Collected data:
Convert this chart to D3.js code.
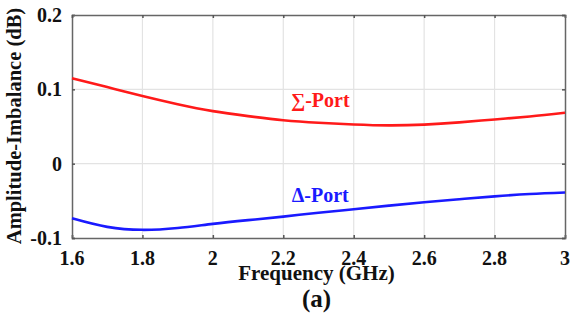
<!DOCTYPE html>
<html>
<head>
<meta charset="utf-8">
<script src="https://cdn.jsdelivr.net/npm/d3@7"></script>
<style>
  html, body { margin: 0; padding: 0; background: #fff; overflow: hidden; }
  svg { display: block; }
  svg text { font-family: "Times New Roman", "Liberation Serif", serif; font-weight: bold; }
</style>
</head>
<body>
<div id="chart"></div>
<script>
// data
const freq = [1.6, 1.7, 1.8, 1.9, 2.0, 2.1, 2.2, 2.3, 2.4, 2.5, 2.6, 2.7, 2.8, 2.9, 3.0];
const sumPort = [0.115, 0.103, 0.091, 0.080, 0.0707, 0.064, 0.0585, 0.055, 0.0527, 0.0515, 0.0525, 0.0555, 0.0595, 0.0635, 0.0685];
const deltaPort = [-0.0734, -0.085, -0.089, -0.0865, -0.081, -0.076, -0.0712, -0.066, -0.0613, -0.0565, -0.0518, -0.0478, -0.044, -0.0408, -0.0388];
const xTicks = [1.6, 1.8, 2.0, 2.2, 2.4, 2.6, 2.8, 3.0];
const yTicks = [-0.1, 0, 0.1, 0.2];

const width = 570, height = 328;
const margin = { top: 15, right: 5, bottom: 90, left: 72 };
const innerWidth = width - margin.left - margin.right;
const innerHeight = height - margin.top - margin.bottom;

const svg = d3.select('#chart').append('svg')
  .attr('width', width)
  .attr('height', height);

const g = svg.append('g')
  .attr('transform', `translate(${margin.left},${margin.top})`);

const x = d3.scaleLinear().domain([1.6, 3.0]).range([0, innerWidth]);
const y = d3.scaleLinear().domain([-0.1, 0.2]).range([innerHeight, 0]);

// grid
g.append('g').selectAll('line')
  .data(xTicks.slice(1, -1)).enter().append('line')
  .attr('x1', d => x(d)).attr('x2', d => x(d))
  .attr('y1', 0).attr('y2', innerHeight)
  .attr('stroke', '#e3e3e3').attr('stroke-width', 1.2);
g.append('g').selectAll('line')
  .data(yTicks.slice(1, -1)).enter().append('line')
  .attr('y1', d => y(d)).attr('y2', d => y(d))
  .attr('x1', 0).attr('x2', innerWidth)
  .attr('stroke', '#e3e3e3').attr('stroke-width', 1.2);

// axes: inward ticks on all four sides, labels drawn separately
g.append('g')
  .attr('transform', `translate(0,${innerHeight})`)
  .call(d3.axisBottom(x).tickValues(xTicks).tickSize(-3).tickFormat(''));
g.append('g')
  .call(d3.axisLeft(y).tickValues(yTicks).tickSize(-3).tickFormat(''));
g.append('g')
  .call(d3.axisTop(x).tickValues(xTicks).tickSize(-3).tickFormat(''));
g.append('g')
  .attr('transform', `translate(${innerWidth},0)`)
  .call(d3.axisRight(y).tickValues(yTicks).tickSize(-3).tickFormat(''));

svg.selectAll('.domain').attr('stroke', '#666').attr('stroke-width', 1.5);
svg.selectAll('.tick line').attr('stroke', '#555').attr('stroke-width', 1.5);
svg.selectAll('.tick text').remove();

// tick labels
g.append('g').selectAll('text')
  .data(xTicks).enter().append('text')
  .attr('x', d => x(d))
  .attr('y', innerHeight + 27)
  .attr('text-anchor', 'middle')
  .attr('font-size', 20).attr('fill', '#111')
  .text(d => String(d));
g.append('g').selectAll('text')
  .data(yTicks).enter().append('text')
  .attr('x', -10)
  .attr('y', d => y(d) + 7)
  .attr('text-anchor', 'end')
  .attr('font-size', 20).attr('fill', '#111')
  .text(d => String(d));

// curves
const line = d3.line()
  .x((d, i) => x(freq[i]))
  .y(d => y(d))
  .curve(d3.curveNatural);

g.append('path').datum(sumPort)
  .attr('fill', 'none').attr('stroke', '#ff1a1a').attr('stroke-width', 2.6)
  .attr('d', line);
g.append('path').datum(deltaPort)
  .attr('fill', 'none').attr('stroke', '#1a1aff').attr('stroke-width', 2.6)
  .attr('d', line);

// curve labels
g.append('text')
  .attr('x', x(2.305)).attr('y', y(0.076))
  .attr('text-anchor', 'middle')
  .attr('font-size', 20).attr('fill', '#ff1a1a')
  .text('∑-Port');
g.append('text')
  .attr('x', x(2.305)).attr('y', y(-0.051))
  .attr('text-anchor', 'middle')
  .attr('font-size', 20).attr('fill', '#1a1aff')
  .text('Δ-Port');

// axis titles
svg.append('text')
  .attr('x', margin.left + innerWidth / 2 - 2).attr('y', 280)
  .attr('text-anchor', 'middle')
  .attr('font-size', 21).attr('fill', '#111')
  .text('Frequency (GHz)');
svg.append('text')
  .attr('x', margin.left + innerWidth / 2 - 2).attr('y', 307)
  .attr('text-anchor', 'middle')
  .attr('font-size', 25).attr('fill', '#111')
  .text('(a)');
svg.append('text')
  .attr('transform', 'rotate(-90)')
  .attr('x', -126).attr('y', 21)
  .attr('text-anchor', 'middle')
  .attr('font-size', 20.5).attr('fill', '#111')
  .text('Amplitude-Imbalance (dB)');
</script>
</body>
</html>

Your goal: Do not copy the pictures, but repeat every line exactly.

Completed exercise:
Convert this chart to D3.js code.
<!DOCTYPE html>
<html>
<head>
<meta charset="utf-8">
<script src="https://cdn.jsdelivr.net/npm/d3@7"></script>
<style>
  html, body { margin: 0; padding: 0; background: #fff; overflow: hidden; }
  svg { display: block; }
  svg text { font-family: "Times New Roman", "Liberation Serif", serif; font-weight: bold; }
</style>
</head>
<body>
<div id="chart"></div>
<script>
// data
const freq = [1.6, 1.7, 1.8, 1.9, 2.0, 2.1, 2.2, 2.3, 2.4, 2.5, 2.6, 2.7, 2.8, 2.9, 3.0];
const sumPort = [0.115, 0.103, 0.091, 0.080, 0.0707, 0.064, 0.0585, 0.055, 0.0527, 0.0515, 0.0525, 0.0555, 0.0595, 0.0635, 0.0685];
const deltaPort = [-0.0734, -0.085, -0.089, -0.0865, -0.081, -0.076, -0.0712, -0.066, -0.0613, -0.0565, -0.0518, -0.0478, -0.044, -0.0408, -0.0388];
const xTicks = [1.6, 1.8, 2.0, 2.2, 2.4, 2.6, 2.8, 3.0];
const yTicks = [-0.1, 0, 0.1, 0.2];

const width = 570, height = 328;
const margin = { top: 15, right: 5, bottom: 90, left: 72 };
const innerWidth = width - margin.left - margin.right;
const innerHeight = height - margin.top - margin.bottom;

const svg = d3.select('#chart').append('svg')
  .attr('width', width)
  .attr('height', height);

const g = svg.append('g')
  .attr('transform', `translate(${margin.left},${margin.top})`);

const x = d3.scaleLinear().domain([1.6, 3.0]).range([0, innerWidth]);
const y = d3.scaleLinear().domain([-0.1, 0.2]).range([innerHeight, 0]);

// grid
g.append('g').selectAll('line')
  .data(xTicks.slice(1, -1)).enter().append('line')
  .attr('x1', d => x(d)).attr('x2', d => x(d))
  .attr('y1', 0).attr('y2', innerHeight)
  .attr('stroke', '#e3e3e3').attr('stroke-width', 1.2);
g.append('g').selectAll('line')
  .data(yTicks.slice(1, -1)).enter().append('line')
  .attr('y1', d => y(d)).attr('y2', d => y(d))
  .attr('x1', 0).attr('x2', innerWidth)
  .attr('stroke', '#e3e3e3').attr('stroke-width', 1.2);

// axes: inward ticks on all four sides, labels drawn separately
g.append('g')
  .attr('transform', `translate(0,${innerHeight})`)
  .call(d3.axisBottom(x).tickValues(xTicks).tickSize(-3).tickFormat(''));
g.append('g')
  .call(d3.axisLeft(y).tickValues(yTicks).tickSize(-3).tickFormat(''));
g.append('g')
  .call(d3.axisTop(x).tickValues(xTicks).tickSize(-3).tickFormat(''));
g.append('g')
  .attr('transform', `translate(${innerWidth},0)`)
  .call(d3.axisRight(y).tickValues(yTicks).tickSize(-3).tickFormat(''));

svg.selectAll('.domain').attr('stroke', '#666').attr('stroke-width', 1.5);
svg.selectAll('.tick line').attr('stroke', '#555').attr('stroke-width', 1.5);
svg.selectAll('.tick text').remove();

// tick labels
g.append('g').selectAll('text')
  .data(xTicks).enter().append('text')
  .attr('x', d => x(d))
  .attr('y', innerHeight + 27)
  .attr('text-anchor', 'middle')
  .attr('font-size', 20).attr('fill', '#111')
  .text(d => String(d));
g.append('g').selectAll('text')
  .data(yTicks).enter().append('text')
  .attr('x', -10)
  .attr('y', d => y(d) + 7)
  .attr('text-anchor', 'end')
  .attr('font-size', 20).attr('fill', '#111')
  .text(d => String(d));

// curves
const line = d3.line()
  .x((d, i) => x(freq[i]))
  .y(d => y(d))
  .curve(d3.curveNatural);

g.append('path').datum(sumPort)
  .attr('fill', 'none').attr('stroke', '#ff1a1a').attr('stroke-width', 2.6)
  .attr('d', line);
g.append('path').datum(deltaPort)
  .attr('fill', 'none').attr('stroke', '#1a1aff').attr('stroke-width', 2.6)
  .attr('d', line);

// curve labels
g.append('text')
  .attr('x', x(2.305)).attr('y', y(0.076))
  .attr('text-anchor', 'middle')
  .attr('font-size', 20).attr('fill', '#ff1a1a')
  .text('∑-Port');
g.append('text')
  .attr('x', x(2.305)).attr('y', y(-0.051))
  .attr('text-anchor', 'middle')
  .attr('font-size', 20).attr('fill', '#1a1aff')
  .text('Δ-Port');

// axis titles
svg.append('text')
  .attr('x', margin.left + innerWidth / 2 - 2).attr('y', 280)
  .attr('text-anchor', 'middle')
  .attr('font-size', 21).attr('fill', '#111')
  .text('Frequency (GHz)');
svg.append('text')
  .attr('x', margin.left + innerWidth / 2 - 2).attr('y', 307)
  .attr('text-anchor', 'middle')
  .attr('font-size', 25).attr('fill', '#111')
  .text('(a)');
svg.append('text')
  .attr('transform', 'rotate(-90)')
  .attr('x', -126).attr('y', 21)
  .attr('text-anchor', 'middle')
  .attr('font-size', 20.5).attr('fill', '#111')
  .text('Amplitude-Imbalance (dB)');
</script>
</body>
</html>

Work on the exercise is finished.